A survey from RBC Capital Markets found that 87 per cent of consumers would pay no more than $10 to see a film on VOD on the same day it hits cinemas. Only 7 per cent were willing to pay between $11 and $15 for day-and-date access, while 4 per cent were willing to pay between $16 and $20. Only 3 per cent were willing to pay over $20.
Negotiating release windows with exhibitors has always been a challenge for distributors, who are scared that the download-at-home option would deter customers. Sony’s decision to release The Interview online last Christmas resulted in the boycotting of several major chains, leaving the movie to enjoy a limited theatrical release before generated record digital revenue. Netflix, meanwhile, is increasingly stepping into the day-and-date sector, with a Crouching Tiger, Hidden Dragon sequel (pictured above) set for simultaneous release on the SVOD site and cinemas in August. With big chains giving Netflix the cold shoulder, the streaming company has made a deal with IMAX cinemas instead.
Cinemas should harbour a slight concern, suggests the RBC study: asked whether they would see a film in cinemas if it were released on VOD within 90 days, 59 per cent of respondents said it would have no impact on their decision. 24 per cent, though, said that they would be “somewhat less likely” to see the film in cinemas, while 17 per cent said they were “significantly less likely” to pick the big screen.
The appeal of the big screen has increasingly relied upon tentpole movies to drive audiences, something that cinemas have partly embraced by stepping up the cost and size of food and drink available, as well as increasing the comfiness and size of the seats and teaming up with theatres and sports to create limited events.
More than 40 per cent of respondents told RBC that they would be more interested in going to the cinema if full meals were served, while 1 in 3 said they would visit if alcohol were served. (Indeed, a number of UK cinema chains serve alcohol on the premises, with some independent theatres allowing customers to take beverages into the screen.)

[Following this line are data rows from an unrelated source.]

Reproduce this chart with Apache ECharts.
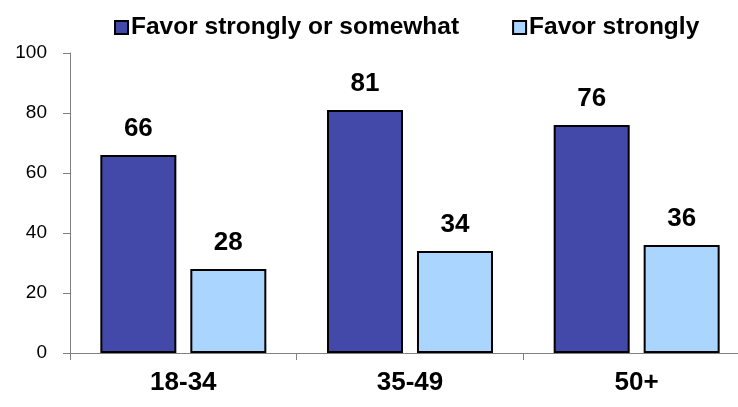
<!DOCTYPE html>
<html>
<head>
<meta charset="utf-8">
<script src="https://cdn.jsdelivr.net/npm/echarts@6/dist/echarts.min.js"></script>
<style>
html,body{margin:0;padding:0;background:#fff;}
#chart{width:738px;height:407px;}
</style>
</head>
<body>
<div id="chart"></div>
<script>
var categories = ['18-34', '35-49', '50+'];
var seriesNames = ['Favor strongly or somewhat', 'Favor strongly'];
var favorStronglyOrSomewhat = [66, 81, 76];
var favorStrongly = [28, 34, 36];
var yTicks = [0, 20, 40, 60, 80, 100];

var FONT = "'Liberation Sans', Arial, sans-serif";
var chart = echarts.init(document.getElementById('chart'), null, {renderer: 'canvas'});

var labelStyle = {
  show: true,
  position: 'top',
  distance: 13,
  color: '#000',
  fontFamily: FONT,
  fontWeight: 'bold',
  fontSize: 26
};

chart.setOption({
  animation: false,
  backgroundColor: '#ffffff',
  legend: {
    left: 109,
    top: 10,
    itemWidth: 13,
    itemHeight: 13,
    itemGap: 53,
    icon: 'rect',
    textStyle: {
      color: '#000',
      fontFamily: FONT,
      fontWeight: 'bold',
      fontSize: 24.5,
      padding: [0, 0, 0, -2]
    },
    data: seriesNames
  },
  grid: {
    left: 70,
    right: -12,
    top: 53,
    bottom: 54,
    containLabel: false,
    outerBoundsMode: 'none'
  },
  xAxis: {
    type: 'category',
    data: categories,
    axisLine: {show: true, lineStyle: {color: '#808080', width: 1}},
    axisTick: {show: true, length: 7, lineStyle: {color: '#808080'}},
    axisLabel: {
      color: '#000',
      fontFamily: FONT,
      fontWeight: 'bold',
      fontSize: 26,
      margin: 17
    }
  },
  yAxis: {
    type: 'value',
    min: yTicks[0],
    max: yTicks[yTicks.length - 1],
    interval: yTicks[1] - yTicks[0],
    axisLine: {show: true, lineStyle: {color: '#808080', width: 1}},
    axisTick: {show: true, length: 7, lineStyle: {color: '#808080'}},
    splitLine: {show: false},
    axisLabel: {
      color: '#000',
      fontFamily: FONT,
      fontSize: 19,
      margin: 23
    }
  },
  series: [
    {
      name: seriesNames[0],
      type: 'bar',
      data: favorStronglyOrSomewhat,
      barWidth: 76,
      barGap: '18.4%',
      itemStyle: {color: '#4349A9', borderColor: '#000', borderWidth: 2},
      label: labelStyle
    },
    {
      name: seriesNames[1],
      type: 'bar',
      data: favorStrongly,
      barWidth: 76,
      barGap: '18.4%',
      itemStyle: {color: '#A9D5FF', borderColor: '#000', borderWidth: 2},
      label: labelStyle
    }
  ]
});
</script>
</body>
</html>
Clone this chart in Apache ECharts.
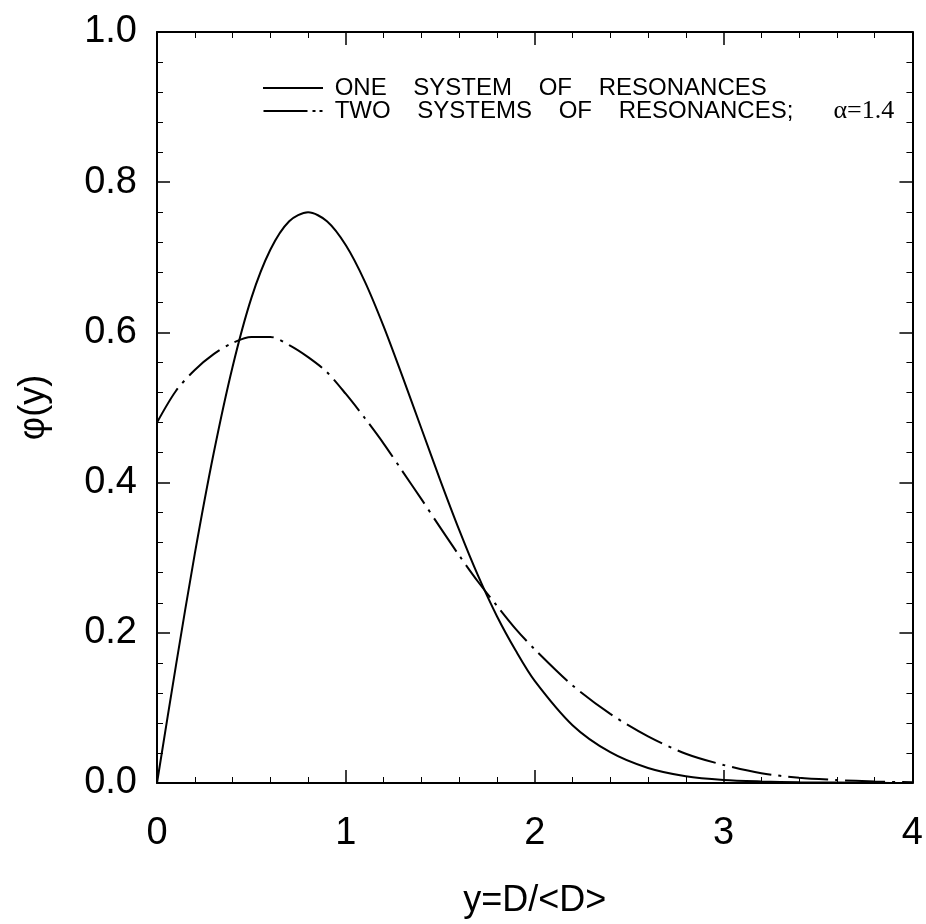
<!DOCTYPE html>
<html>
<head>
<meta charset="utf-8">
<script src="https://cdn.jsdelivr.net/npm/echarts@6/dist/echarts.min.js"></script>
<style>html,body{margin:0;padding:0;background:#fff;}#c{width:926px;height:924px;}</style>
</head>
<body>
<div id="c"></div>
<script>
var xTicks = [0, 1, 2, 3, 4];
var yTicks = [0.0, 0.2, 0.4, 0.6, 0.8, 1.0];
var xValues = [0, 0.1, 0.2, 0.3, 0.4, 0.5, 0.6, 0.7, 0.8, 0.9, 1.0, 1.1, 1.2, 1.3, 1.4, 1.5, 1.6, 1.7, 1.8, 1.9, 2.0, 2.2, 2.4, 2.6, 2.8, 3.0, 3.2, 3.4, 3.6, 3.8, 4.0];
var oneSystem = [0, 0.156, 0.305, 0.439, 0.554, 0.646, 0.710, 0.748, 0.760, 0.748, 0.716, 0.668, 0.608, 0.541, 0.472, 0.403, 0.337, 0.276, 0.222, 0.176, 0.136, 0.077, 0.041, 0.020, 0.009, 0.004, 0.002, 0.001, 0.0005, 0.0002, 0.0001];
var twoSystems = [0.480, 0.522, 0.550, 0.571, 0.586, 0.594, 0.594, 0.583, 0.567, 0.547, 0.518, 0.486, 0.452, 0.415, 0.378, 0.340, 0.303, 0.268, 0.236, 0.205, 0.178, 0.130, 0.092, 0.062, 0.039, 0.024, 0.013, 0.007, 0.004, 0.002, 0.001];
var names = ['ONE SYSTEM OF RESONANCES', 'TWO SYSTEMS OF RESONANCES;'];
var alphaLabel = 'α=1.4';

function pairs(ys){ return xValues.map(function(x,i){ return [x, ys[i]]; }); }
function common(){
  return {
    axisLine:{show:true, onZero:false, lineStyle:{color:'#000', width:2}},
    axisTick:{show:true, inside:true, length:13, lineStyle:{color:'#000', width:1.5}},
    minorTick:{show:true, splitNumber:5, length:6, lineStyle:{color:'#000', width:1}},
    splitLine:{show:false}
  };
}
function ext(a, b){ for (var k in b) a[k] = b[k]; return a; }
function spaced(s, n){ return s.split(' ').join(new Array(n + 1).join(' ')); }

var chart = echarts.init(document.getElementById('c'));
var font = 'Liberation Sans, Arial, sans-serif';
var option = {
  backgroundColor:'#fff',
  animation:false,
  grid:{left:157, right:10, top:32, bottom:140},
  legend:{
    show:true, orient:'vertical', left:258, top:71, itemWidth:60, itemHeight:2, itemGap:-2,
    data:[
      {name:names[0], icon:'path://M0,0H60V2H0Z'},
      {name:names[1], icon:'path://M0,0H44V2H0Z M49,0H52V2H49Z M56,0H59V2H56Z'}
    ],
    textStyle:{fontFamily:font, fontSize:24, lineHeight:22, color:'#000',
      rich:{a:{fontFamily:'Liberation Serif, Times New Roman, serif', fontSize:26, lineHeight:22, color:'#000'}}},
    formatter:function(n){
      if(n===names[0]) return ' ' + spaced(n, 4);
      return ' ' + spaced(n, 4) + '      {a|' + alphaLabel + '}';
    }
  },
  xAxis:[
    ext(common(), {type:'value', min:0, max:4, interval:1, position:'bottom', gridIndex:0,
      name:'y=D/<D>', nameLocation:'middle', nameGap:100,
      nameTextStyle:{fontFamily:font, fontSize:36, color:'#000'},
      axisLabel:{show:true, margin:32, fontFamily:font, fontSize:38, color:'#000',
        formatter:function(v){ return xTicks.indexOf(v)>=0 ? String(v) : ''; }}}),
    ext(common(), {type:'value', min:0, max:4, interval:1, position:'top', gridIndex:0, axisLabel:{show:false}})
  ],
  yAxis:[
    ext(common(), {type:'value', min:0, max:1, interval:0.2, position:'left', gridIndex:0,
      name:'φ(y)', nameLocation:'middle', nameGap:105, nameRotate:90,
      nameTextStyle:{fontFamily:font, fontSize:36, color:'#000'},
      axisLabel:{show:true, margin:20, fontFamily:font, fontSize:38, color:'#000',
        formatter:function(v){ return v.toFixed(1); }}}),
    ext(common(), {type:'value', min:0, max:1, interval:0.2, position:'right', gridIndex:0, axisLabel:{show:false}})
  ],
  series:[
    {name:names[0], type:'line', xAxisIndex:0, yAxisIndex:0, data:pairs(oneSystem), smooth:0.3,
      symbol:'none', showSymbol:false,
      lineStyle:{color:'#000', width:2, type:'solid'}, itemStyle:{color:'#000'}},
    {name:names[1], type:'line', xAxisIndex:0, yAxisIndex:0, data:pairs(twoSystems), smooth:0.3,
      symbol:'none', showSymbol:false,
      lineStyle:{color:'#000', width:2, type:[40,7,3,7]}, itemStyle:{color:'#000'}}
  ]
};
chart.setOption(option);
</script>
</body>
</html>
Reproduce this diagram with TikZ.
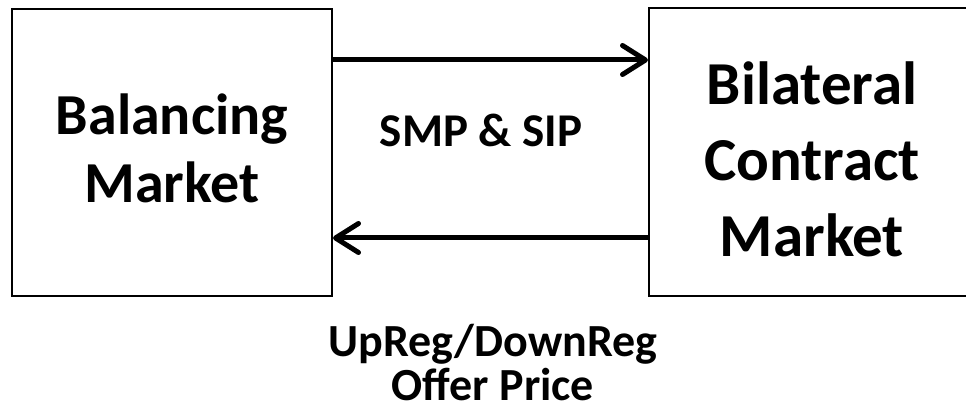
\documentclass[tikz,border=0pt]{standalone}
\usepackage{fontspec}
\setmainfont{Carlito}
\usetikzlibrary{positioning, arrows.meta}

\begin{document}
\begin{tikzpicture}[
			x=1pt, y=-1pt,
			market/.style={draw, line width=2pt, align=center, inner sep=0pt},
			flow/.style={-{Straight Barb[length=23pt, width=29pt, line cap=round, line join=round]}, line width=5pt},
			lbl/.style={align=center, font=\bfseries\fontsize{46}{42}\selectfont}
			]
			
			% Frame
			\useasboundingbox (0,0) rectangle (966,411);
			
			% Nodes
			\node[market, minimum width=320pt, minimum height=287pt,
			      font=\bfseries\fontsize{58}{68}\selectfont] (bal) at (172,152.5)
			      {\raisebox{-2pt}[\height][\depth]{\begin{tabular}{c}Balancing\\Market\end{tabular}}};
			\node[market, minimum width=326pt, minimum height=288pt,
			      font=\bfseries\fontsize{61}{76}\selectfont] (bcm) at (812,152)
			      {\raisebox{-13pt}[\height][\depth]{\begin{tabular}{c}Bilateral\\Contract\\Market\end{tabular}}};
			
			% Arrows
			\draw[flow] (bal.east |- 0,60) -- (bcm.west |- 0,60);
			\draw[flow] (bcm.west |- 0,238) -- (bal.east |- 0,238);
			
			% Labels
			\node[lbl, anchor=base, font=\bfseries\fontsize{47}{50}\selectfont] (smp) at (481,147) {SMP \& SIP};
			\node[lbl] (offer) at (493,363) {UpReg/DownReg\\[2pt]Offer Price};
			
		\end{tikzpicture}
\end{document}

60 per cent of respondents said they had visited a cinema with premium seats, with 38 per cent saying premium seats made them want to go to the movies more. 39 per cent, meanwhile, said they were interested in live sporting events on the big screen.
Meanwhile, in the home entertainment world, the pricing for VOD has settled on a rough standard, with rentals costing approximately £2.49 to £3.49 and purchases costing around £9.99 to £13.99. Prices for premium VOD releases are often higher at £5.99 for a rental. Curzon Home Cinema, which regularly releases movies day-and-date from both its own label and from distributors such as Soda Pictures, usually charges £10 to rent its own releases – equivalent to a cinema ticket in Curzon’s theatres – and £6 for other distributors’ titles. As titles become older on all VOD platforms, prices tend to decrease.